*SET EXERCISE:* Write out each line from the data below that includes the word "this".

*SOURCE EXCERPT:*
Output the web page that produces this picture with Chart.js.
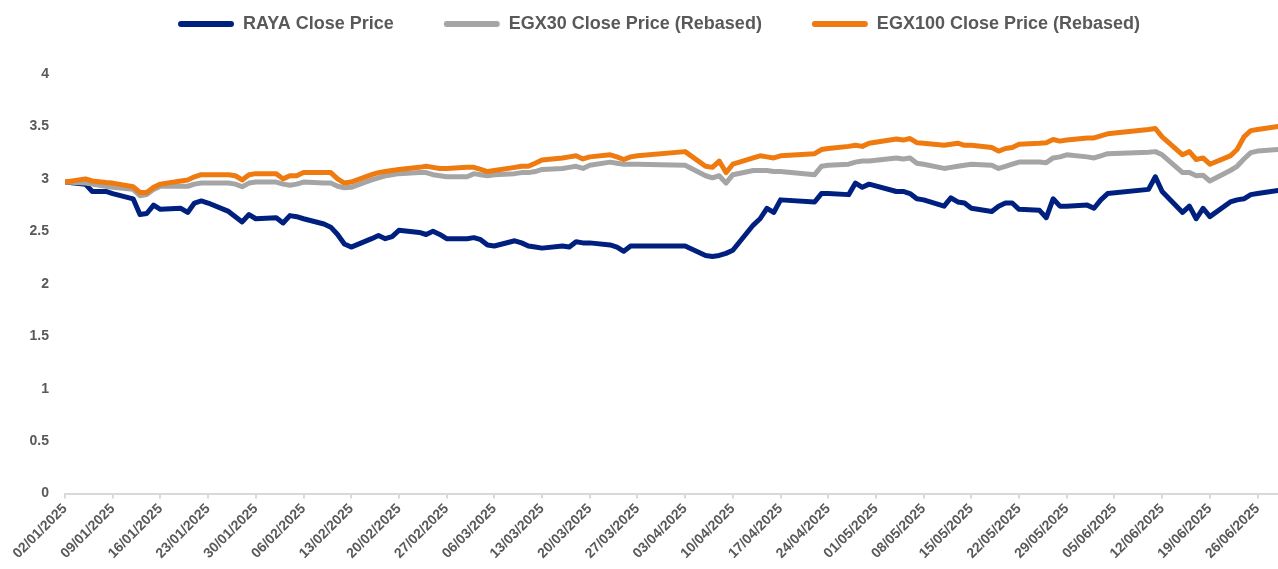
<!DOCTYPE html>
<html>
<head>
<meta charset="utf-8">
<script src="https://cdn.jsdelivr.net/npm/chart.js@4.4.1/dist/chart.umd.min.js"></script>
<style>
  html, body { margin: 0; padding: 0; background: #fff; }
  #wrap { width: 1278px; height: 569px; position: relative; }
</style>
</head>
<body>
<div id="wrap"><canvas id="chart"></canvas></div>
<script>
// trading days (dd/mm/yyyy)
const tradeDates = [
	'02/01/2025','05/01/2025','06/01/2025','08/01/2025','09/01/2025',
	'12/01/2025','13/01/2025','14/01/2025','15/01/2025','16/01/2025',
	'19/01/2025','20/01/2025','21/01/2025','22/01/2025','23/01/2025',
	'26/01/2025','27/01/2025','28/01/2025','29/01/2025','30/01/2025',
	'02/02/2025','03/02/2025','04/02/2025','05/02/2025','06/02/2025',
	'09/02/2025','10/02/2025','11/02/2025','12/02/2025','13/02/2025',
	'16/02/2025','17/02/2025','18/02/2025','19/02/2025','20/02/2025',
	'23/02/2025','24/02/2025','25/02/2025','26/02/2025','27/02/2025',
	'02/03/2025','03/03/2025','04/03/2025','05/03/2025','06/03/2025',
	'09/03/2025','10/03/2025','11/03/2025','12/03/2025','13/03/2025',
	'16/03/2025','17/03/2025','18/03/2025','19/03/2025','20/03/2025',
	'23/03/2025','24/03/2025','25/03/2025','26/03/2025','27/03/2025',
	'03/04/2025',
	'06/04/2025','07/04/2025','08/04/2025','09/04/2025','10/04/2025',
	'13/04/2025','14/04/2025','15/04/2025','16/04/2025','17/04/2025',
	'22/04/2025','23/04/2025','24/04/2025',
	'27/04/2025','28/04/2025','29/04/2025','30/04/2025',
	'04/05/2025','05/05/2025','06/05/2025','07/05/2025','08/05/2025',
	'11/05/2025','12/05/2025','13/05/2025','14/05/2025','15/05/2025',
	'18/05/2025','19/05/2025','20/05/2025','21/05/2025','22/05/2025',
	'25/05/2025','26/05/2025','27/05/2025','28/05/2025','29/05/2025',
	'01/06/2025','02/06/2025','03/06/2025','04/06/2025',
	'10/06/2025','11/06/2025','12/06/2025',
	'15/06/2025','16/06/2025','17/06/2025','18/06/2025','19/06/2025',
	'22/06/2025','23/06/2025','24/06/2025','25/06/2025','26/06/2025',
	'29/06/2025'
];

const rayaClose = [
	2.97, 2.95, 2.88, 2.88, 2.86,
	2.81, 2.66, 2.67, 2.75, 2.71,
	2.72, 2.68, 2.77, 2.79, 2.77,
	2.69, 2.64, 2.59, 2.66, 2.62,
	2.63, 2.58, 2.65, 2.64, 2.62,
	2.57, 2.54, 2.47, 2.38, 2.35,
	2.43, 2.46, 2.43, 2.45, 2.51,
	2.49, 2.47, 2.50, 2.47, 2.43,
	2.43, 2.44, 2.42, 2.37, 2.36,
	2.41, 2.39, 2.36, 2.35, 2.34,
	2.36, 2.35, 2.40, 2.39, 2.39,
	2.37, 2.35, 2.31, 2.36, 2.36,
	2.36,
	2.27, 2.26, 2.27, 2.29, 2.32,
	2.56, 2.62, 2.72, 2.68, 2.80,
	2.78, 2.86, 2.86,
	2.85, 2.96, 2.92, 2.95,
	2.88, 2.88, 2.86, 2.81, 2.80,
	2.74, 2.82, 2.78, 2.77, 2.72,
	2.69, 2.74, 2.77, 2.77, 2.71,
	2.70, 2.63, 2.81, 2.74, 2.74,
	2.75, 2.72, 2.80, 2.86,
	2.90, 3.02, 2.88,
	2.68, 2.74, 2.62, 2.72, 2.64,
	2.78, 2.80, 2.81, 2.85, 2.86,
	2.89
];

const egx30Rebased = [
	2.97, 2.96, 2.95, 2.93, 2.92,
	2.90, 2.84, 2.85, 2.90, 2.93,
	2.93, 2.93, 2.95, 2.96, 2.96,
	2.96, 2.95, 2.925, 2.96, 2.97,
	2.97, 2.95, 2.94, 2.95, 2.97,
	2.96, 2.96, 2.93, 2.915, 2.92,
	2.99, 3.01, 3.03, 3.04, 3.05,
	3.06, 3.06, 3.04, 3.03, 3.02,
	3.02, 3.05, 3.04, 3.03, 3.04,
	3.05, 3.06, 3.06, 3.07, 3.09,
	3.10, 3.11, 3.12, 3.10, 3.13,
	3.16, 3.15, 3.14, 3.14, 3.14,
	3.13,
	3.03, 3.01, 3.03, 2.96, 3.04,
	3.08, 3.08, 3.08, 3.07, 3.07,
	3.04, 3.12, 3.13,
	3.14, 3.16, 3.17, 3.17,
	3.20, 3.19, 3.20, 3.15, 3.14,
	3.10, 3.11, 3.12, 3.13, 3.14,
	3.13, 3.10, 3.12, 3.14, 3.16,
	3.16, 3.155, 3.20, 3.21, 3.23,
	3.21, 3.20, 3.22, 3.24,
	3.255, 3.26, 3.23,
	3.06, 3.06, 3.03, 3.035, 2.98,
	3.08, 3.12, 3.19, 3.25, 3.265,
	3.28
];

const egx100Rebased = [
	2.97, 3.00, 2.98, 2.965, 2.96,
	2.925, 2.87, 2.87, 2.92, 2.95,
	2.98, 2.99, 3.02, 3.04, 3.04,
	3.04, 3.03, 2.99, 3.04, 3.05,
	3.05, 3.00, 3.03, 3.03, 3.06,
	3.06, 3.06, 3.00, 2.96, 2.97,
	3.04, 3.06, 3.07, 3.08, 3.09,
	3.11, 3.12, 3.11, 3.10, 3.10,
	3.11, 3.11, 3.09, 3.07, 3.08,
	3.11, 3.12, 3.12, 3.15, 3.18,
	3.20, 3.21, 3.22, 3.19, 3.21,
	3.23, 3.21, 3.185, 3.21, 3.22,
	3.26,
	3.12, 3.11, 3.17, 3.06, 3.14,
	3.20, 3.22, 3.21, 3.20, 3.22,
	3.24, 3.28, 3.29,
	3.31, 3.32, 3.31, 3.34,
	3.38, 3.37, 3.385, 3.345, 3.34,
	3.32, 3.33, 3.34, 3.32, 3.32,
	3.30, 3.265, 3.29, 3.30, 3.33,
	3.34, 3.345, 3.375, 3.36, 3.37,
	3.39, 3.39, 3.41, 3.43,
	3.47, 3.48, 3.40,
	3.23, 3.26, 3.185, 3.20, 3.14,
	3.22, 3.28, 3.40, 3.46, 3.47,
	3.50
];

const seriesNames = ['RAYA Close Price', 'EGX30 Close Price (Rebased)', 'EGX100 Close Price (Rebased)'];
const seriesColors = ['#00207F', '#A5A5A5', '#EF7B10'];
const yTicks = [0, 0.5, 1, 1.5, 2, 2.5, 3, 3.5, 4];
const axisStart = '02/01/2025';
const axisEnd = '29/06/2025';
const tickEveryDays = 7;

const DAY = 86400000;
const parseDate = (s) => {
	const [d, m, y] = s.split('/').map(Number);
	return Date.UTC(y, m - 1, d);
};
const start = parseDate(axisStart);
const dayOf = (s) => Math.round((parseDate(s) - start) / DAY);
const fmtDay = (v) => {
	const dt = new Date(start + v * DAY);
	const dd = String(dt.getUTCDate()).padStart(2, '0');
	const mm = String(dt.getUTCMonth() + 1).padStart(2, '0');
	return `${dd}/${mm}/${dt.getUTCFullYear()}`;
};
const toPoints = (vals) => tradeDates.map((d, i) => ({x: dayOf(d), y: vals[i]}));

const textColor = '#595959';
const fontFamily = '"Liberation Sans", Arial, sans-serif';

// give the legend extra room underneath, and nudge it right a little
const legendMargin = {
	id: 'legendMargin',
	beforeInit(chart) {
		const fit = chart.legend.fit;
		chart.legend.fit = function () {
			fit.bind(chart.legend)();
			this.height += 31;
		};
	},
	afterLayout(chart) {
		chart.legend.left += 20;
		chart.legend.right += 20;
	}
};

const datasets = [rayaClose, egx30Rebased, egx100Rebased].map((vals, i) => ({
	label: seriesNames[i],
	data: toPoints(vals),
	borderColor: seriesColors[i],
	backgroundColor: seriesColors[i],
	borderWidth: 5,
	pointRadius: 0,
	tension: 0,
	borderJoinStyle: 'round',
	borderCapStyle: 'round',
	order: 3 - i
}));

const ctx = document.getElementById('chart').getContext('2d');
new Chart(ctx, {
	type: 'line',
	data: {datasets},
	plugins: [legendMargin],
	options: {
		responsive: true,
		maintainAspectRatio: false,
		animation: false,
		layout: {padding: {top: -35, left: 0, right: 0, bottom: 5}},
		plugins: {
			tooltip: {enabled: false},
			legend: {
				position: 'top',
				align: 'center',
				labels: {
					color: textColor,
					font: {family: fontFamily, size: 18, weight: 'bold'},
					boxWidth: 56,
					boxHeight: 6,
					padding: 50,
					useBorderRadius: true,
					borderRadius: 3,
					sort: (a, b) => a.datasetIndex - b.datasetIndex,
					generateLabels: (chart) =>
						Chart.defaults.plugins.legend.labels.generateLabels(chart).map(l => ({
							...l, lineWidth: 0, fillStyle: seriesColors[l.datasetIndex]
						}))
				}
			}
		},
		scales: {
			x: {
				type: 'linear',
				min: 0,
				max: dayOf(axisEnd),
				afterBuildTicks: (scale) => {
					const ticks = [];
					for (let v = 0; v <= scale.max; v += tickEveryDays) ticks.push({value: v});
					scale.ticks = ticks;
				},
				ticks: {
					autoSkip: false,
					maxRotation: 45,
					minRotation: 45,
					padding: 2,
					color: textColor,
					font: {family: fontFamily, size: 14, weight: 'bold'},
					callback: (v) => fmtDay(v)
				},
				grid: {
					display: true,
					drawOnChartArea: false,
					drawTicks: true,
					tickLength: 5,
					color: '#D9D9D9',
					lineWidth: 2
				},
				border: {display: true, color: '#D9D9D9', width: 2}
			},
			y: {
				min: yTicks[0],
				max: yTicks[yTicks.length - 1],
				afterBuildTicks: (scale) => {
					scale.ticks = yTicks.map(v => ({value: v}));
				},
				afterFit: (scale) => { scale.width = 65; },
				ticks: {
					padding: 16,
					color: textColor,
					font: {family: fontFamily, size: 14, weight: 'bold'},
					callback: (v) => String(v)
				},
				grid: {display: false, drawTicks: false},
				border: {display: false}
			}
		}
	}
});
</script>
</body>
</html>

*IN RESPONSE:*
Output the web page that produces this picture with Chart.js.
			this.height += 31;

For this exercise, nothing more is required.